I am not making up anything at all in this post. I swear it.
The House Judiciary Committee is in the process of debating whether or not to vote articles of impeachment against IRS Commissioner John Koskinen over his failure to comply with virtually anything he has been told to do by Congress (see RedState commentary here | here). One would think that when an agency head has shown themselves to be unable or unwilling to follow the law that Congress has the clear right to remove them. Article II, Section 4 of the US Constitution states:
The President, Vice President and all civil Officers of the United States, shall be removed from Office on Impeachment for, and Conviction of, Treason, Bribery, or other High crimes and Misdemeanors.
Because if Congress can’t remove officials for failing to follow the law then the whole concept of checks and balances becomes impossible.
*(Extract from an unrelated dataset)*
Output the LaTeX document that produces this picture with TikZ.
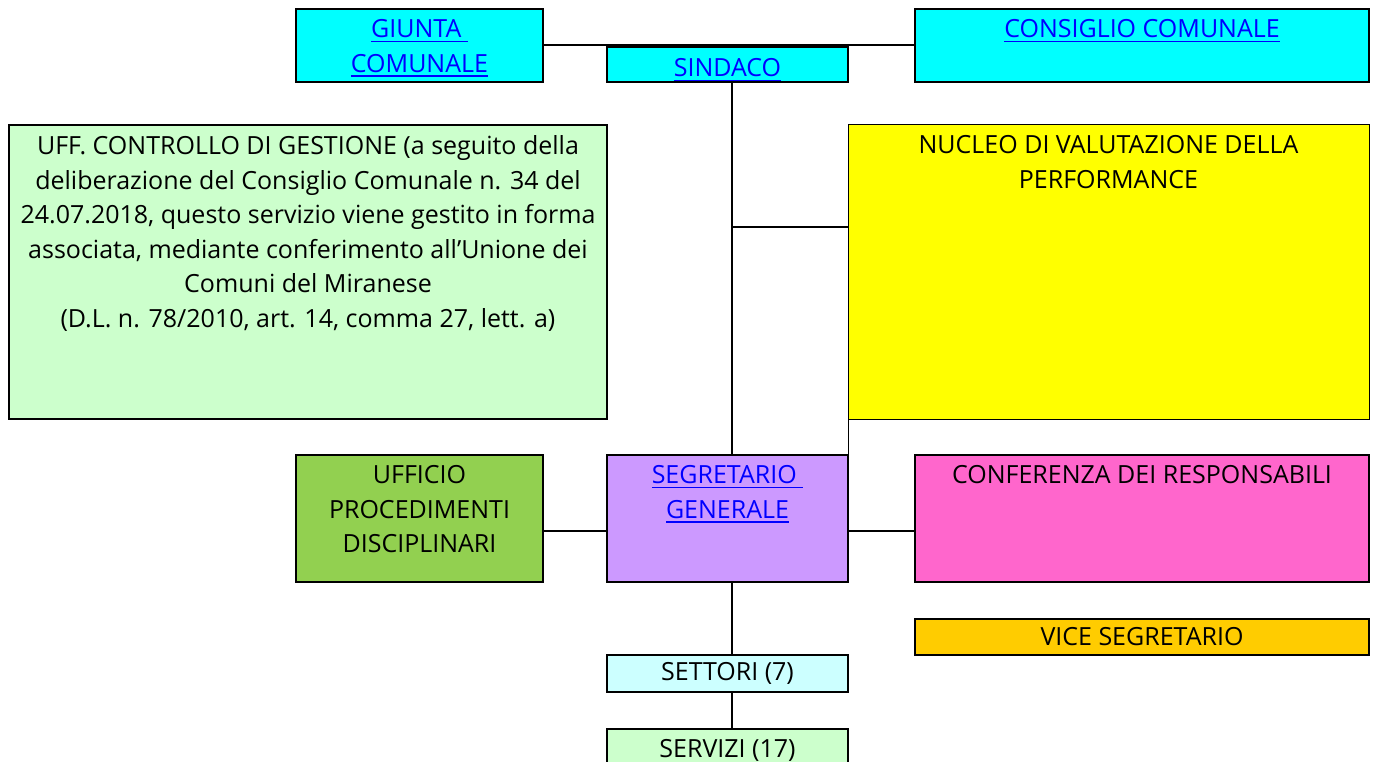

The possibility of Koskinen being impeached has some experts running for the tall grass. One argument is that a GOP congress impeaching a Democrat official will inevitably set off a tit for tat response where Democrats will feel bound to count coup on a Republican in retaliation and on and on:
But the move could backfire on Republicans if Democrats reclaim the House in some future election.
“This is where the politics of impeachment can come back and bite you in the butt,” Geyh continued. “I don’t want to suggest that the Democrats aren’t above these semantics. To the contrary: The next step in the process will be in the next Republican administration, the Democrats are going to say, ‘Hey, you remember what you did to this administration?’”
Some Democrats are already recognizing that two can play this game.
“You’re inviting the other party to reciprocate when it’s their turn; then it’s just tit-for-tat,” said Oversight panel Democrat Gerry Connolly (D-Va.). “It debases the process. This has been sparingly used since the founding of the republic … and for good reason. The bar is a very high bar, and it ought to be so we don’t resort to partisan office removal.”
The most stunning defense, however, was this
If House conservatives press ahead with an impeachment of the embattled tax chief, they’d be voting to remove a relatively low-level executive-branch leader for one of the most minor offenses in American history, several impeachment experts told Politico. That decision could, effectively, lower the threshold for congressional punishment of an executive-branch authority from here on out — and ensure a wave of new proceedings against government officials who have tangled with Congress in the past.
Impeachment has typically been used to punish treason, bribery and other “high crimes” in the top echelons of government. But Koskinen’s impeachment — based on an argument that he failed to comply with a congressional subpoena — would effectively expand that definition to include gross incompetence.
It’s never been done before.
“Nobody has ever been impeached for what we’ll call ‘gross negligence.’ … It has never, in our entire history, despite all the partisan difference, been the basis for impeachment in the past,” said North Carolina School of Law professor Michael Gerhardt, an impeachment expert who has testified before Congress on the matter.
And that, experts say, could touch off a rash of impeachment proceedings, as Hill investigators line up to take on other agency heads who have crossed them.
Let’s be clear. Deliberately blowing of Congressional subpoenas is not “minor.” It is hard to think of a more direct FOAD that can be directed at the legislative branch than ignoring the law and then ignoring a demand that the agency explain itself. And the idea that gross incompetence by federal officials should result in tenure should be a comic stereotype not the law of the land.